Now we were back from break the teacher introduced the next activity, writing about your summer holidays. He told me that he wanted to see where they all were in terms of writing ability and handwriting, so this was an excellent way for him to get an idea of the standard. The teacher modelled a piece of writing for the children, before sending them off to begin their own. This then took us neatly up until lunch time, which was when I departed. I had already planned to just stay a half day, as all of the settling in had occurred in the morning. I would resume this learning experience tomorrow and witness day 2.

My Findings

All in all this was not scary at all. I had a fantastic morning and it felt amazing to be back in the classroom after a summer off. Almost like coming home.

From what I have seen today I have learnt not to expect too much from day 1 of the school year. There’s is bound to be an assembly, and there is so much information to get across to your pupils that it will most likely just be a day to know get to know each other. However, as always structure is key. A few small activities will break up the day, and it is always best to not keep the children sitting on the carpet for too long – don’t set them up for a behaviour failure!

Having a well organised classroom is a must. The cloakroom was simple to navigate and everything looked inviting and immaculate. This meant that the children pretty much knew what they needed to be doing when they first got into the classroom. It is obvious you need to put your bag on the peg with your name on it, if all the pegs are labelled clearly. If your writing/colouring/pencil sharpening equipment is displayed neatly on each table, no one will need to ask where to find things. Because of this it quickly felt like the children were right at home in their new classroom.
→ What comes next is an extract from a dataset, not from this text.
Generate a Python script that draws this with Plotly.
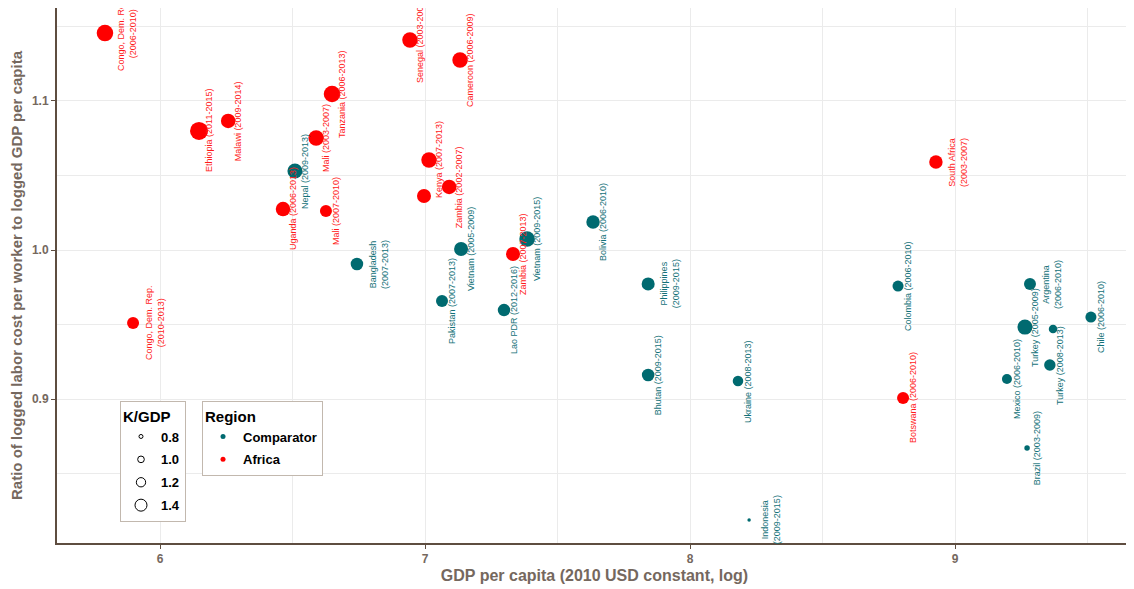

This definitely seems self-explanatory when reading it over to myself, but I think sometimes we take for granted the point of classroom organisation because we’re so used to all classrooms being organised in a similar way (at least I do).

It’s important to get all of the necessary information across to the children, but this is long and potentially boring. Doing this in a fun and interactive way is a must for me. This seemed to be very effective, and will be top of my list when planning my future first day. Also, make sure you’re telling the children the right information at the right time. Don’t overload them with things they don’t need to know just yet, like where their exercise books are kept. Are they using them yet? No? Well tell them when the time comes.

Finally I’ve learnt that doing your research is important. Not just into the character of your new pupils, but also into the history of their teachers. Have they had a disruptive previous year? If so their behaviour may be more disruptive as a result. You aren’t going to work miracles on the first days or even weeks of term, but if you are expecting a difficult class then at least your prepared and can plan accordingly to tackle behaviour. This particular class was expected to behave beautifully and they did not disappoint. However another teacher was welcoming a much more challenging class today. She was prepared though and has spoken to many members of staff to get a feel for what areas she should expect to work on.

I hope that was useful to someone. It certainly has been for me! The new term terror has well and truly gone. It will always be incredibly daunting, but I’m glad I’ve had this experience to look back on when the time comes. Now I can enjoy my last few days before my PGCE, finishing the last few pieces of prep work and sleeping. Sleeping I hear is something to be savoured before embarking on a teacher training year!

If you’ve gone back to work this week how did it go? And what are your tips for tackling a new class?